Exercise:
Omit pictures and quote the listing below line by line, from its start through the line that holds "6.0, 6.5, 6.0];".

Provided material:
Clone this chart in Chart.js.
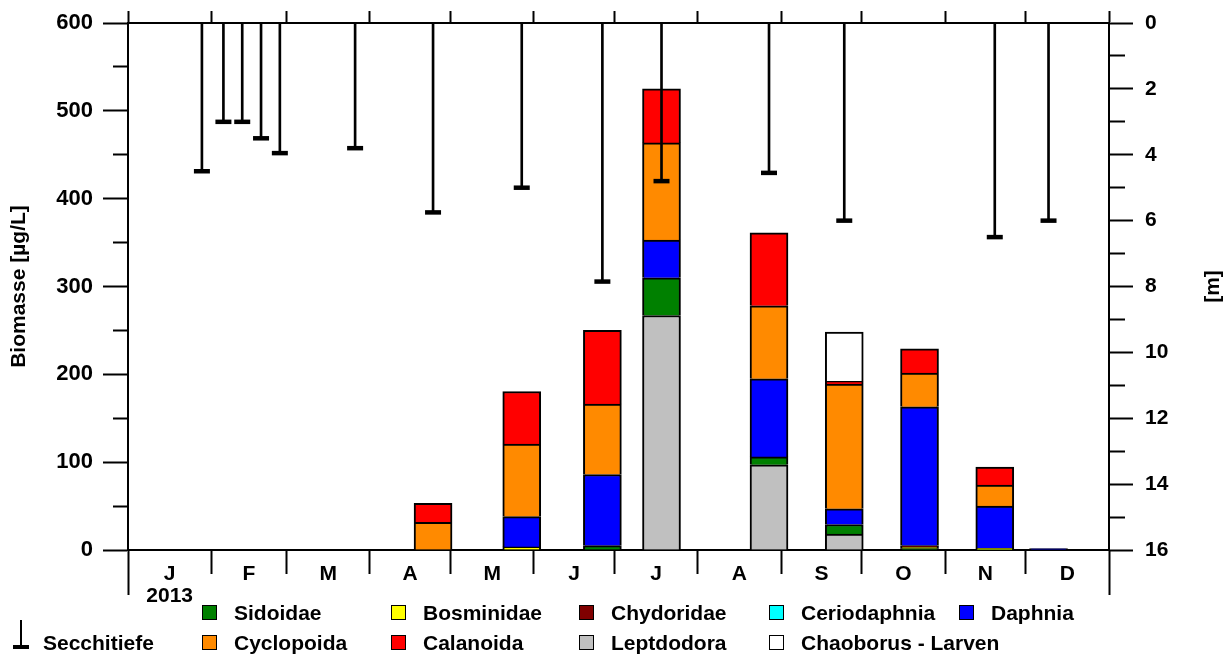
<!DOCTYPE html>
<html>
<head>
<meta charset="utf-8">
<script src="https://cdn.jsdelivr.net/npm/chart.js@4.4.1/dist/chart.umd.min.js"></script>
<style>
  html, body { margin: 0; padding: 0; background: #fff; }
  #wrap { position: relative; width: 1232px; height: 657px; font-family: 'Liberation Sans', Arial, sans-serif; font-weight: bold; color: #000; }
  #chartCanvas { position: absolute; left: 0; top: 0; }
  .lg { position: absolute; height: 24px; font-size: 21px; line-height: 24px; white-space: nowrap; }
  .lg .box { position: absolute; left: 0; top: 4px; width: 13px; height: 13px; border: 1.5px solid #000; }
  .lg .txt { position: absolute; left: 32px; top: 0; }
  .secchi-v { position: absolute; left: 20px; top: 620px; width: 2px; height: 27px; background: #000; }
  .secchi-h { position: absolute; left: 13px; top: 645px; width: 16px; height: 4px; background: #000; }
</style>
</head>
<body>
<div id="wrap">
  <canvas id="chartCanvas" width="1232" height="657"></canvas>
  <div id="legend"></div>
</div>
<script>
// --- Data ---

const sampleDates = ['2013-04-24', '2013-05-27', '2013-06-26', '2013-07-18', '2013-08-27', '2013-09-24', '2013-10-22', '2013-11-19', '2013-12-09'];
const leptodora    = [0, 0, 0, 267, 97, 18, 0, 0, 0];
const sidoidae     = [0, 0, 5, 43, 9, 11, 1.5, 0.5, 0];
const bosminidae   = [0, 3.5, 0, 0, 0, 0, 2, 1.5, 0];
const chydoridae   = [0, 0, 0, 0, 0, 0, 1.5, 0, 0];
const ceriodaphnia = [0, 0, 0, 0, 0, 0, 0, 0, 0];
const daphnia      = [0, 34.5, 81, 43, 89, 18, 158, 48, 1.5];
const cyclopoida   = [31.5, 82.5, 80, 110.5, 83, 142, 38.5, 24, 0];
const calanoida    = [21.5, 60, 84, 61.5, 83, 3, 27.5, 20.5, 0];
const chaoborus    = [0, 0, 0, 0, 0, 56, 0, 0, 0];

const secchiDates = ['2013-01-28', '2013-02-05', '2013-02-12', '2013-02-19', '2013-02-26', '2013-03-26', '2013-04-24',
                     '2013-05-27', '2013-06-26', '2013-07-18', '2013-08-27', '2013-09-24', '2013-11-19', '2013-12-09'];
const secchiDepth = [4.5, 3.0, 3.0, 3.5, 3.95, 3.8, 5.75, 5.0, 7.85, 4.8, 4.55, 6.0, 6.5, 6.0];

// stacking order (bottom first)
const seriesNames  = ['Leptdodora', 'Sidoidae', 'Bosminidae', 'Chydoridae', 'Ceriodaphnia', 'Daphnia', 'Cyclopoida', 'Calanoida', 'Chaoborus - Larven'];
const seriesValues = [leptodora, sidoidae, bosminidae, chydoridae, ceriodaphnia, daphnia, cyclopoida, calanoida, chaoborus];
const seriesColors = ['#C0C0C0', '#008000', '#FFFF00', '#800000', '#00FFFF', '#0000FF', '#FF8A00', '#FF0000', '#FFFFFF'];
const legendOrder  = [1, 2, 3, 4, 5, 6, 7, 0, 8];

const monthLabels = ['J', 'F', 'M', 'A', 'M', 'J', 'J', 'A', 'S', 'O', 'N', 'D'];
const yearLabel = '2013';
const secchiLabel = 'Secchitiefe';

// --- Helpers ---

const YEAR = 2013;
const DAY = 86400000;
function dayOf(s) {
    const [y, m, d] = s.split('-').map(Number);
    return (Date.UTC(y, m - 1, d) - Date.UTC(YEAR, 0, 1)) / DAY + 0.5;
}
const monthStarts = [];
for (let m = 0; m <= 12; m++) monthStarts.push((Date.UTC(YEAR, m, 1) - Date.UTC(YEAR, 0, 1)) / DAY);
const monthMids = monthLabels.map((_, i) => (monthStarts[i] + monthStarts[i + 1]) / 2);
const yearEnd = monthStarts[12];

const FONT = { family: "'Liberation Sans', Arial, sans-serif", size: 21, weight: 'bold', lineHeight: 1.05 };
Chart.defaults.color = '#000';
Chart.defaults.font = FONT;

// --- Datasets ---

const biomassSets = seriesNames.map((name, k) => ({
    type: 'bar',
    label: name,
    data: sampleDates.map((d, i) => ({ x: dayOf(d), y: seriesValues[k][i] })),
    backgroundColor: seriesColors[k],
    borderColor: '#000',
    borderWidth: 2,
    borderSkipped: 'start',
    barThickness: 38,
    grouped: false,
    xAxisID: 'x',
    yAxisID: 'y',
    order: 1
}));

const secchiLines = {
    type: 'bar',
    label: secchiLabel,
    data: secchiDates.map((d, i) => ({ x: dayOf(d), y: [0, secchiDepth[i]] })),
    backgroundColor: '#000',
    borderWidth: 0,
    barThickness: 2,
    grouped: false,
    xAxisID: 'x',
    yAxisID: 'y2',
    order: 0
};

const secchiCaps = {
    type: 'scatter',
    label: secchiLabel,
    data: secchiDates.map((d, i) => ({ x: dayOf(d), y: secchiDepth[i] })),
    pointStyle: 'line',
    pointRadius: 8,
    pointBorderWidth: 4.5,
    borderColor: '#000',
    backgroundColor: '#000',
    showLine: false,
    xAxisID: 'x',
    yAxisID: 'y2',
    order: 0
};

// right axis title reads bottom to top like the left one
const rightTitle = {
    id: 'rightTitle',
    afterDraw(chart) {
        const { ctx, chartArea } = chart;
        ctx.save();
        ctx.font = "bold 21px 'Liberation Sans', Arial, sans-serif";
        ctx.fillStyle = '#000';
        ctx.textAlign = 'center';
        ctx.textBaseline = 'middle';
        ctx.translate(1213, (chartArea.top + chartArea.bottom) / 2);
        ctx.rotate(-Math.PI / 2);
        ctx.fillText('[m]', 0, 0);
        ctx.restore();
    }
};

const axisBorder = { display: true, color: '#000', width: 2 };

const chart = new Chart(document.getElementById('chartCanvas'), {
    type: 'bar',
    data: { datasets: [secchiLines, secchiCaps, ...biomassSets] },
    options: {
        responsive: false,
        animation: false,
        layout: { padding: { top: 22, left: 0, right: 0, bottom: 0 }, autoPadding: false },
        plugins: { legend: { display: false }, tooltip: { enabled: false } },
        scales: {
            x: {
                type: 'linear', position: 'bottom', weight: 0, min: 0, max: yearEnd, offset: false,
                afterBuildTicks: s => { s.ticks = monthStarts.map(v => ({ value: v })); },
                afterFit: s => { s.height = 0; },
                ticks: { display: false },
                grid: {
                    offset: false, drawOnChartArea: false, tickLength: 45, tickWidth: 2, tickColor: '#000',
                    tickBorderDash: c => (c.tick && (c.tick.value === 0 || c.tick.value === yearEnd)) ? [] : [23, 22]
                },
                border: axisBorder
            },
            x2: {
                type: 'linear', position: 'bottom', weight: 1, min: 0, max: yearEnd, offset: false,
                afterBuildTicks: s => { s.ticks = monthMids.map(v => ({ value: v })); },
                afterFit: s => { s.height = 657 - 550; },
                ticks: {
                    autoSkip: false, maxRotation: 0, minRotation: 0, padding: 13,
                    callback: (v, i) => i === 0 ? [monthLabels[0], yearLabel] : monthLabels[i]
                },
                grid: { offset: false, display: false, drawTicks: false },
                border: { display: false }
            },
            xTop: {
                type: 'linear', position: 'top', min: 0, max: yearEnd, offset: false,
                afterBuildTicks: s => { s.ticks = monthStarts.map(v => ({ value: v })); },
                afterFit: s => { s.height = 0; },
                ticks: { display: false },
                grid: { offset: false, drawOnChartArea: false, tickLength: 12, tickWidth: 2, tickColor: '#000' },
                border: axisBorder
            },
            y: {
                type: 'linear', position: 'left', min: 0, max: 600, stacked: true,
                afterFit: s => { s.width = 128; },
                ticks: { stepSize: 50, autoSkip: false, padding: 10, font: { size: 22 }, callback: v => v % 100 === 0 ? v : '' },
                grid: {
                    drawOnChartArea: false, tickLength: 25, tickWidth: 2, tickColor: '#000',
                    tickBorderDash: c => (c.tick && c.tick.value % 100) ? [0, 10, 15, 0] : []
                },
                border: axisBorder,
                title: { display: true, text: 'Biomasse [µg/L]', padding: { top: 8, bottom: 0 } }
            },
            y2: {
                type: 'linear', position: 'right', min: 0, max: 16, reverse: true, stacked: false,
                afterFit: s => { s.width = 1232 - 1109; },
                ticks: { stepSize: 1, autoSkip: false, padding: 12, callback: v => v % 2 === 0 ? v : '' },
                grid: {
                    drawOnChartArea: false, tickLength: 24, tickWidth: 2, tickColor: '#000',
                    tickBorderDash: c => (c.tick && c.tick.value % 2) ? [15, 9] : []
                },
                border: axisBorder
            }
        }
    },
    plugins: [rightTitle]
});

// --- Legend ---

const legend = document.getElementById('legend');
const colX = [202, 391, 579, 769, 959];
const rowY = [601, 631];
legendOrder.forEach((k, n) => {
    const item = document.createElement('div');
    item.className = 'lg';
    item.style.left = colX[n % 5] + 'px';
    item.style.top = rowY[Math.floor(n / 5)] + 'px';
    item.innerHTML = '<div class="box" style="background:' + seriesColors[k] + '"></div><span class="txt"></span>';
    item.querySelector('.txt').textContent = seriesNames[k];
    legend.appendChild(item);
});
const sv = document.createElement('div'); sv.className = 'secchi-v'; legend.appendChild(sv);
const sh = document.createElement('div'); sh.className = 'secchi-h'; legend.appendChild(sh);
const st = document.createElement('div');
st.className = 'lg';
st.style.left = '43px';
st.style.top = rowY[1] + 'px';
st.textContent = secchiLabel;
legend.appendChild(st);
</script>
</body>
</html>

Task answer:
Clone this chart in Chart.js.
<!DOCTYPE html>
<html>
<head>
<meta charset="utf-8">
<script src="https://cdn.jsdelivr.net/npm/chart.js@4.4.1/dist/chart.umd.min.js"></script>
<style>
  html, body { margin: 0; padding: 0; background: #fff; }
  #wrap { position: relative; width: 1232px; height: 657px; font-family: 'Liberation Sans', Arial, sans-serif; font-weight: bold; color: #000; }
  #chartCanvas { position: absolute; left: 0; top: 0; }
  .lg { position: absolute; height: 24px; font-size: 21px; line-height: 24px; white-space: nowrap; }
  .lg .box { position: absolute; left: 0; top: 4px; width: 13px; height: 13px; border: 1.5px solid #000; }
  .lg .txt { position: absolute; left: 32px; top: 0; }
  .secchi-v { position: absolute; left: 20px; top: 620px; width: 2px; height: 27px; background: #000; }
  .secchi-h { position: absolute; left: 13px; top: 645px; width: 16px; height: 4px; background: #000; }
</style>
</head>
<body>
<div id="wrap">
  <canvas id="chartCanvas" width="1232" height="657"></canvas>
  <div id="legend"></div>
</div>
<script>
// --- Data ---

const sampleDates = ['2013-04-24', '2013-05-27', '2013-06-26', '2013-07-18', '2013-08-27', '2013-09-24', '2013-10-22', '2013-11-19', '2013-12-09'];
const leptodora    = [0, 0, 0, 267, 97, 18, 0, 0, 0];
const sidoidae     = [0, 0, 5, 43, 9, 11, 1.5, 0.5, 0];
const bosminidae   = [0, 3.5, 0, 0, 0, 0, 2, 1.5, 0];
const chydoridae   = [0, 0, 0, 0, 0, 0, 1.5, 0, 0];
const ceriodaphnia = [0, 0, 0, 0, 0, 0, 0, 0, 0];
const daphnia      = [0, 34.5, 81, 43, 89, 18, 158, 48, 1.5];
const cyclopoida   = [31.5, 82.5, 80, 110.5, 83, 142, 38.5, 24, 0];
const calanoida    = [21.5, 60, 84, 61.5, 83, 3, 27.5, 20.5, 0];
const chaoborus    = [0, 0, 0, 0, 0, 56, 0, 0, 0];

const secchiDates = ['2013-01-28', '2013-02-05', '2013-02-12', '2013-02-19', '2013-02-26', '2013-03-26', '2013-04-24',
                     '2013-05-27', '2013-06-26', '2013-07-18', '2013-08-27', '2013-09-24', '2013-11-19', '2013-12-09'];
const secchiDepth = [4.5, 3.0, 3.0, 3.5, 3.95, 3.8, 5.75, 5.0, 7.85, 4.8, 4.55, 6.0, 6.5, 6.0];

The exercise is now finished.